Maybe we shouldn’t be surprised. After all, this has been the resounding chorus since President Biden won the 2020 election. The GOP predicts a nightmare scenario for Democrats, talking heads in the media amplify those hot-take predictions but, somehow, Democrats defy expectations on Election Day.

That’s what happened in 2022 when the Republican “Red Wave” turned into little more than a tide pool with Democrats holding the Senate and actually flipping Governorships in Pennsylvania, Massachusetts, Maryland and Arizona. That’s what happened when Rep. Karen Bass defied expectations and beat back Rick Caruso’s $100 million campaign to become the first woman to serve as Mayor of Los Angeles. That’s what happened when we kept Trump-backed election deniers out of the Secretary of State Office in New Mexico, Minnesota, Michigan, Connecticut, Vermont, Massachusetts and Nevada.

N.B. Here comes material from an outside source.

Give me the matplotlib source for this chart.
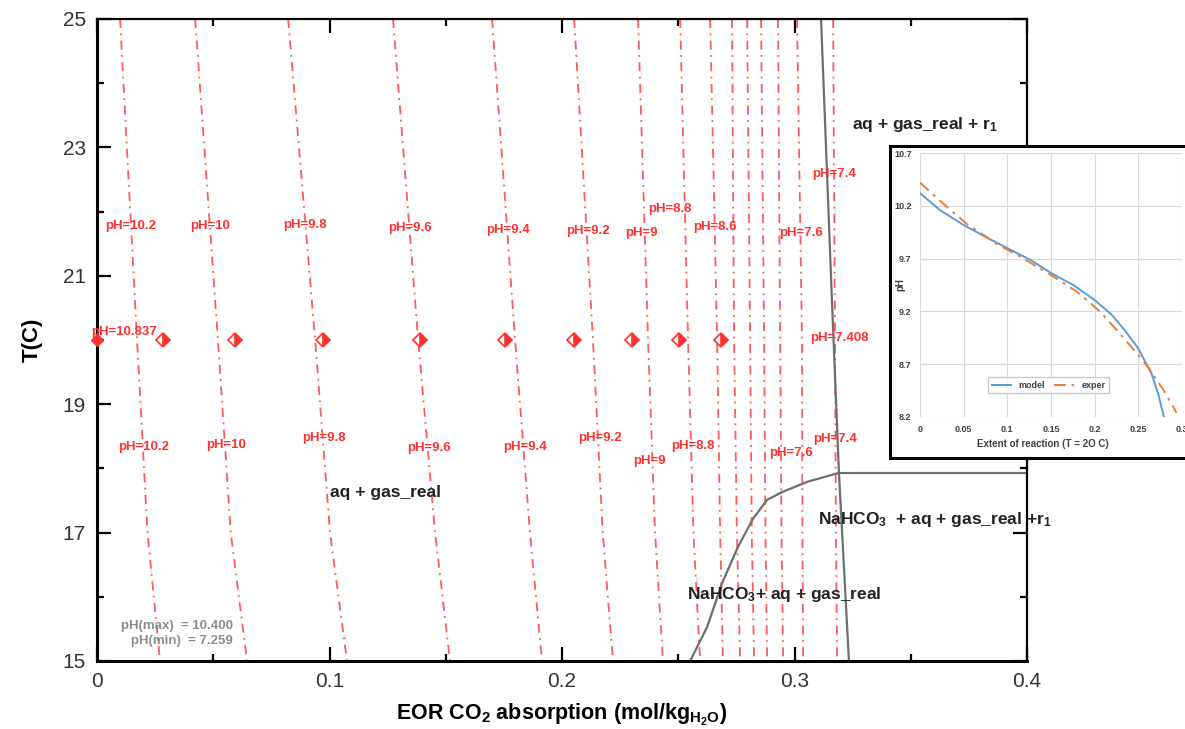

That’s what happened when we defeated the MAGA-led referendum to criminalize abortion in Montana when voters elected Judge Janet Protasiewicz giving Pro-Choice voices the majority on that Wisconsin Supreme Court for the first time in 15 years, when nearly 60% of voters in Kansas stood up to keep abortion legal and safe in that state in August 2022 and when the Michigan State Legislature and Gov. Gretchen Whitmer repeal an abortion ban that had stood for more than 90 years.

I guess we shouldn’t be surprised that Americans stand up for one another, that we fight for what’s right and that, when we do, we win.

Does this mean we beat back the MAGA movement once and for all? Not by a long shot. But it’s a big step in the right direction.